Give every line again exactly as it appears, please, but not the pictures.

****************************************

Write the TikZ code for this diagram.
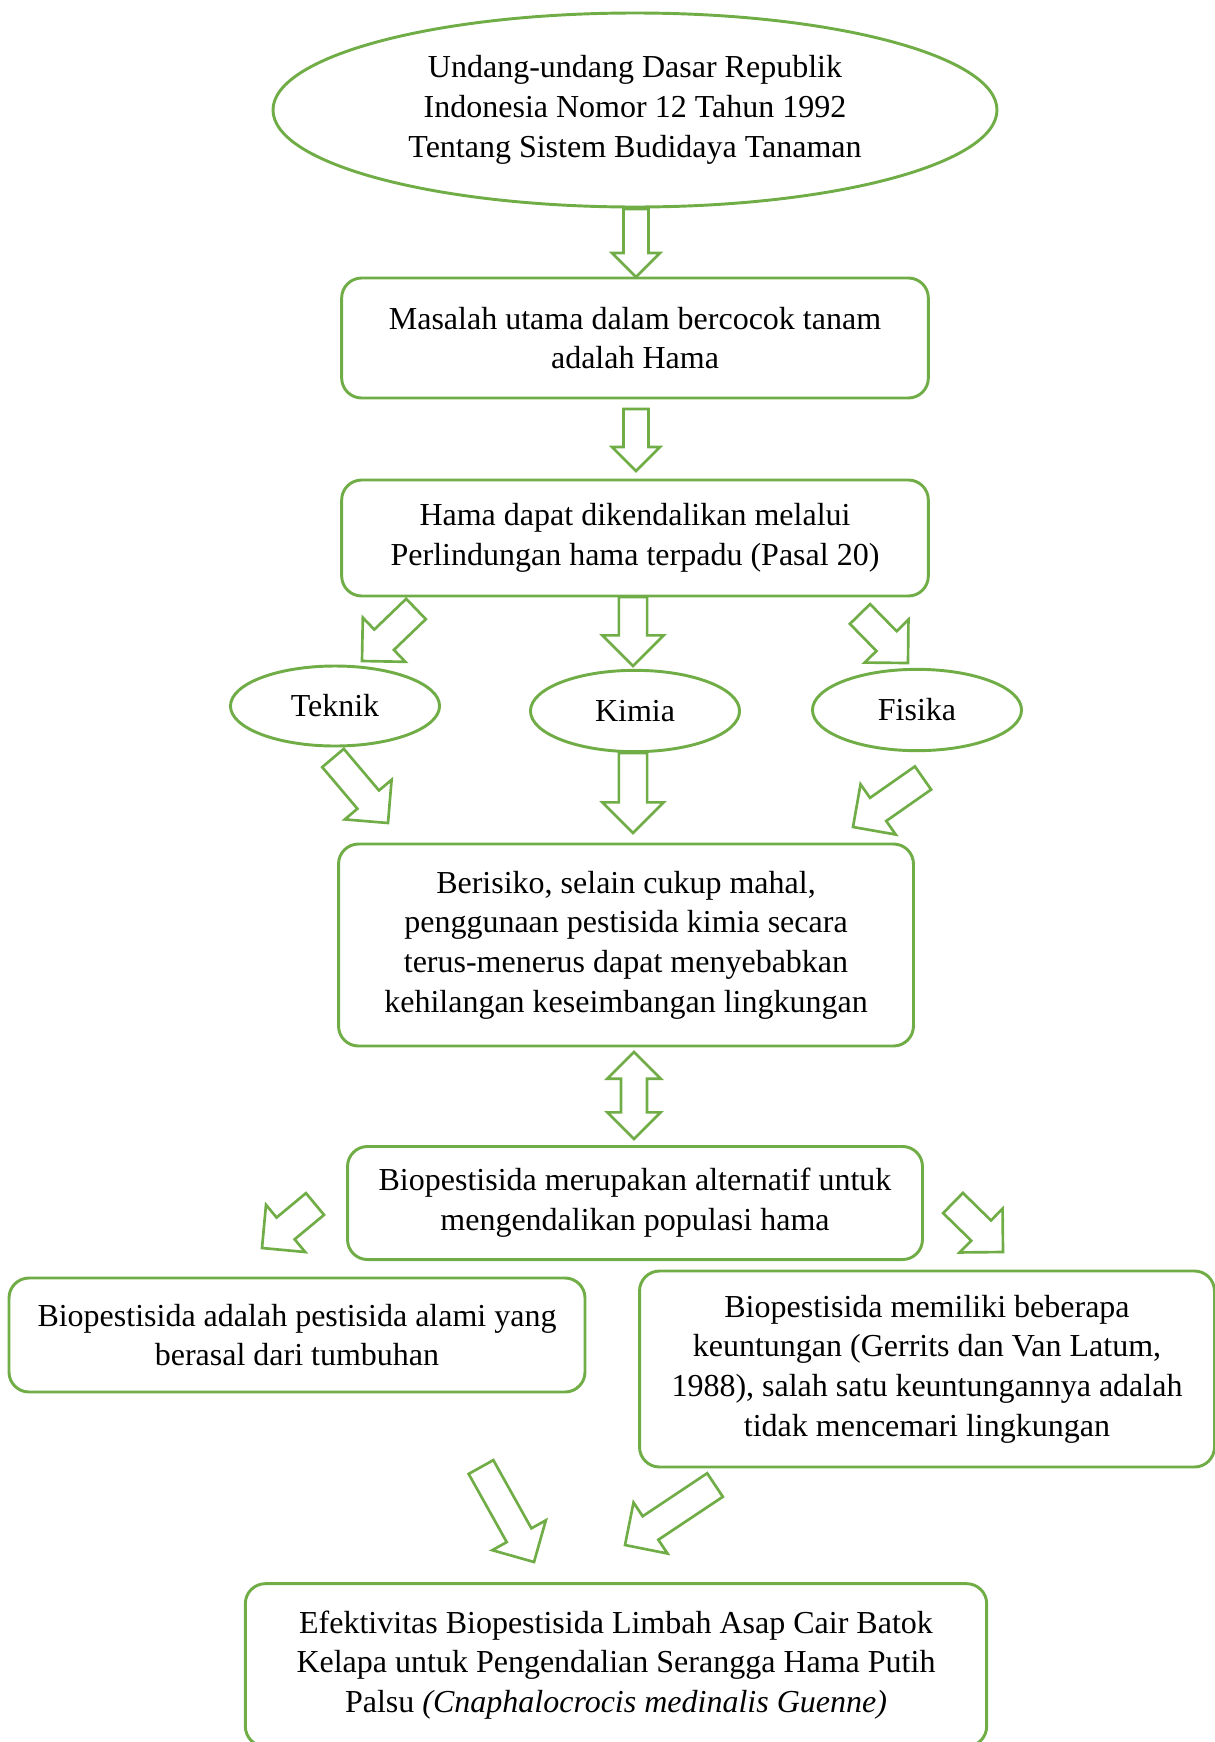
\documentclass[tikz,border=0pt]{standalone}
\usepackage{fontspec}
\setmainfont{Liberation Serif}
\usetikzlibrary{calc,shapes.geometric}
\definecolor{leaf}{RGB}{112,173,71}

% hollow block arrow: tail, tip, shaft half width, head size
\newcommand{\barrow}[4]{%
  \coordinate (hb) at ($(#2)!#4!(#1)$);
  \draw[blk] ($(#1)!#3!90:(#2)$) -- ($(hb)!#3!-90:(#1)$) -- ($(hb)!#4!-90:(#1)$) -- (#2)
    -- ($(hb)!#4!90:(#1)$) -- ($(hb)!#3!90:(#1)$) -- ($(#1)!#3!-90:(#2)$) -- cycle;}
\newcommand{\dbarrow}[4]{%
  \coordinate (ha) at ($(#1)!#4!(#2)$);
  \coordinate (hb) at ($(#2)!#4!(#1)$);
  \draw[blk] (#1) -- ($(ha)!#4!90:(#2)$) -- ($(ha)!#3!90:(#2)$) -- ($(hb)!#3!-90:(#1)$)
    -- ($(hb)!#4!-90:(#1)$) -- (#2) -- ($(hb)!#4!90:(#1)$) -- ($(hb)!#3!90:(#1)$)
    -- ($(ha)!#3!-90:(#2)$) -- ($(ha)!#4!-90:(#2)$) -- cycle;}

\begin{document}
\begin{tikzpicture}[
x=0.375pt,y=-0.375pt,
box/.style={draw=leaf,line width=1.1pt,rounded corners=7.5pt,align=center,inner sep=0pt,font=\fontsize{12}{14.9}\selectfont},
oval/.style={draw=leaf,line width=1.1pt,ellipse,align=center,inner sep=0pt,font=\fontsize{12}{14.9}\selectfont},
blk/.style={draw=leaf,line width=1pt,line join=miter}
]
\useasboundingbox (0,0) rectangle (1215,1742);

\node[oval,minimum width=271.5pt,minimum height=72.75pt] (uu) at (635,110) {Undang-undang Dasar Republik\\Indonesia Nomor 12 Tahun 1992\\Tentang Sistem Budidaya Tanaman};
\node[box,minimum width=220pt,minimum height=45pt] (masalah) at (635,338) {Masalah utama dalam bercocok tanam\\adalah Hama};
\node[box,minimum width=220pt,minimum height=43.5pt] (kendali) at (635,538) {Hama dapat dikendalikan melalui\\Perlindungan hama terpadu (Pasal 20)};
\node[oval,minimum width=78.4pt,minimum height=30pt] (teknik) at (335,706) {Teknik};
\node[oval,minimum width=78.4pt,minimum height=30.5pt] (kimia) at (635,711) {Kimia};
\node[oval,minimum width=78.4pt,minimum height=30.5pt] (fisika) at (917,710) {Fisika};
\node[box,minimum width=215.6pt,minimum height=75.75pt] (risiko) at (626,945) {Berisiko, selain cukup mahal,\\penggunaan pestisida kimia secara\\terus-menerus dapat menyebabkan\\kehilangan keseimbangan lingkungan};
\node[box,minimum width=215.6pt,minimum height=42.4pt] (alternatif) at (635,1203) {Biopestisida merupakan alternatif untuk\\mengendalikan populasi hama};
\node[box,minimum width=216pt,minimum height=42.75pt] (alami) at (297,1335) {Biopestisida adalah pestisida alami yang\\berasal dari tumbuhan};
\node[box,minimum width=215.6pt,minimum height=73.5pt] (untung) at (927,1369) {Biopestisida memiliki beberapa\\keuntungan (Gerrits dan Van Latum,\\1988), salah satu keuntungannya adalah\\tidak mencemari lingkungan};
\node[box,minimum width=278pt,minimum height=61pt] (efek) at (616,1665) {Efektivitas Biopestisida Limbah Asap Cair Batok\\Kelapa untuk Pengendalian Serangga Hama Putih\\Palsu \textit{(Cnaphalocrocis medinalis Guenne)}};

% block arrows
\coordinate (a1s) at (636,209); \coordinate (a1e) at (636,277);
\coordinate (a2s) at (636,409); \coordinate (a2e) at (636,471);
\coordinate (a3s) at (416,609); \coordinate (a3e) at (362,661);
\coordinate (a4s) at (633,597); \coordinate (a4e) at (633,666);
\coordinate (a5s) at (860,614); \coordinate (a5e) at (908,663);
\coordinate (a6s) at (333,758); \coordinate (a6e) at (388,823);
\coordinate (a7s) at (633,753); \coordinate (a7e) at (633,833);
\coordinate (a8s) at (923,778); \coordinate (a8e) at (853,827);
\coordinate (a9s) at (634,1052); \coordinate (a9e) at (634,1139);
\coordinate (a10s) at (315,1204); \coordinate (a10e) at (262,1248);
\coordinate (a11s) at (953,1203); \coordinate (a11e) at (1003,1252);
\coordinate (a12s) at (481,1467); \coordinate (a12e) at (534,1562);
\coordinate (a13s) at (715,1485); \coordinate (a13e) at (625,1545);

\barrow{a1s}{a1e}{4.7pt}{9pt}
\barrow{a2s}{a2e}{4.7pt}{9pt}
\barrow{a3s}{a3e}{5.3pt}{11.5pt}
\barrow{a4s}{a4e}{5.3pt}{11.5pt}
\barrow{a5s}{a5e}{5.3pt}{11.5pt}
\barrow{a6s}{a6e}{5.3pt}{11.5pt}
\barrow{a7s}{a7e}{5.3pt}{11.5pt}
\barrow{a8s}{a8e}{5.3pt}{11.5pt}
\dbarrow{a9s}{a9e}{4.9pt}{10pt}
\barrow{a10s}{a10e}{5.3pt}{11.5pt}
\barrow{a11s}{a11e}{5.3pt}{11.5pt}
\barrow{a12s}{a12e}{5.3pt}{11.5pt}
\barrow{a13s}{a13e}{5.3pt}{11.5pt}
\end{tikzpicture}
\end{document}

****************************************

**Output of the exercise**:
Write the TikZ code for this diagram.
\documentclass[tikz,border=0pt]{standalone}
\usepackage{fontspec}
\setmainfont{Liberation Serif}
\usetikzlibrary{calc,shapes.geometric}
\definecolor{leaf}{RGB}{112,173,71}

% hollow block arrow: tail, tip, shaft half width, head size
\newcommand{\barrow}[4]{%
  \coordinate (hb) at ($(#2)!#4!(#1)$);
  \draw[blk] ($(#1)!#3!90:(#2)$) -- ($(hb)!#3!-90:(#1)$) -- ($(hb)!#4!-90:(#1)$) -- (#2)
    -- ($(hb)!#4!90:(#1)$) -- ($(hb)!#3!90:(#1)$) -- ($(#1)!#3!-90:(#2)$) -- cycle;}
\newcommand{\dbarrow}[4]{%
  \coordinate (ha) at ($(#1)!#4!(#2)$);
  \coordinate (hb) at ($(#2)!#4!(#1)$);
  \draw[blk] (#1) -- ($(ha)!#4!90:(#2)$) -- ($(ha)!#3!90:(#2)$) -- ($(hb)!#3!-90:(#1)$)
    -- ($(hb)!#4!-90:(#1)$) -- (#2) -- ($(hb)!#4!90:(#1)$) -- ($(hb)!#3!90:(#1)$)
    -- ($(ha)!#3!-90:(#2)$) -- ($(ha)!#4!-90:(#2)$) -- cycle;}

\begin{document}
\begin{tikzpicture}[
x=0.375pt,y=-0.375pt,
box/.style={draw=leaf,line width=1.1pt,rounded corners=7.5pt,align=center,inner sep=0pt,font=\fontsize{12}{14.9}\selectfont},
oval/.style={draw=leaf,line width=1.1pt,ellipse,align=center,inner sep=0pt,font=\fontsize{12}{14.9}\selectfont},
blk/.style={draw=leaf,line width=1pt,line join=miter}
]
\useasboundingbox (0,0) rectangle (1215,1742);

\node[oval,minimum width=271.5pt,minimum height=72.75pt] (uu) at (635,110) {Undang-undang Dasar Republik\\Indonesia Nomor 12 Tahun 1992\\Tentang Sistem Budidaya Tanaman};
\node[box,minimum width=220pt,minimum height=45pt] (masalah) at (635,338) {Masalah utama dalam bercocok tanam\\adalah Hama};
\node[box,minimum width=220pt,minimum height=43.5pt] (kendali) at (635,538) {Hama dapat dikendalikan melalui\\Perlindungan hama terpadu (Pasal 20)};
\node[oval,minimum width=78.4pt,minimum height=30pt] (teknik) at (335,706) {Teknik};
\node[oval,minimum width=78.4pt,minimum height=30.5pt] (kimia) at (635,711) {Kimia};
\node[oval,minimum width=78.4pt,minimum height=30.5pt] (fisika) at (917,710) {Fisika};
\node[box,minimum width=215.6pt,minimum height=75.75pt] (risiko) at (626,945) {Berisiko, selain cukup mahal,\\penggunaan pestisida kimia secara\\terus-menerus dapat menyebabkan\\kehilangan keseimbangan lingkungan};
\node[box,minimum width=215.6pt,minimum height=42.4pt] (alternatif) at (635,1203) {Biopestisida merupakan alternatif untuk\\mengendalikan populasi hama};
\node[box,minimum width=216pt,minimum height=42.75pt] (alami) at (297,1335) {Biopestisida adalah pestisida alami yang\\berasal dari tumbuhan};
\node[box,minimum width=215.6pt,minimum height=73.5pt] (untung) at (927,1369) {Biopestisida memiliki beberapa\\keuntungan (Gerrits dan Van Latum,\\1988), salah satu keuntungannya adalah\\tidak mencemari lingkungan};
\node[box,minimum width=278pt,minimum height=61pt] (efek) at (616,1665) {Efektivitas Biopestisida Limbah Asap Cair Batok\\Kelapa untuk Pengendalian Serangga Hama Putih\\Palsu \textit{(Cnaphalocrocis medinalis Guenne)}};

% block arrows
\coordinate (a1s) at (636,209); \coordinate (a1e) at (636,277);
\coordinate (a2s) at (636,409); \coordinate (a2e) at (636,471);
\coordinate (a3s) at (416,609); \coordinate (a3e) at (362,661);
\coordinate (a4s) at (633,597); \coordinate (a4e) at (633,666);
\coordinate (a5s) at (860,614); \coordinate (a5e) at (908,663);
\coordinate (a6s) at (333,758); \coordinate (a6e) at (388,823);
\coordinate (a7s) at (633,753); \coordinate (a7e) at (633,833);
\coordinate (a8s) at (923,778); \coordinate (a8e) at (853,827);
\coordinate (a9s) at (634,1052); \coordinate (a9e) at (634,1139);
\coordinate (a10s) at (315,1204); \coordinate (a10e) at (262,1248);
\coordinate (a11s) at (953,1203); \coordinate (a11e) at (1003,1252);
\coordinate (a12s) at (481,1467); \coordinate (a12e) at (534,1562);
\coordinate (a13s) at (715,1485); \coordinate (a13e) at (625,1545);

\barrow{a1s}{a1e}{4.7pt}{9pt}
\barrow{a2s}{a2e}{4.7pt}{9pt}
\barrow{a3s}{a3e}{5.3pt}{11.5pt}
\barrow{a4s}{a4e}{5.3pt}{11.5pt}
\barrow{a5s}{a5e}{5.3pt}{11.5pt}
\barrow{a6s}{a6e}{5.3pt}{11.5pt}
\barrow{a7s}{a7e}{5.3pt}{11.5pt}
\barrow{a8s}{a8e}{5.3pt}{11.5pt}
\dbarrow{a9s}{a9e}{4.9pt}{10pt}
\barrow{a10s}{a10e}{5.3pt}{11.5pt}
\barrow{a11s}{a11e}{5.3pt}{11.5pt}
\barrow{a12s}{a12e}{5.3pt}{11.5pt}
\barrow{a13s}{a13e}{5.3pt}{11.5pt}
\end{tikzpicture}
\end{document}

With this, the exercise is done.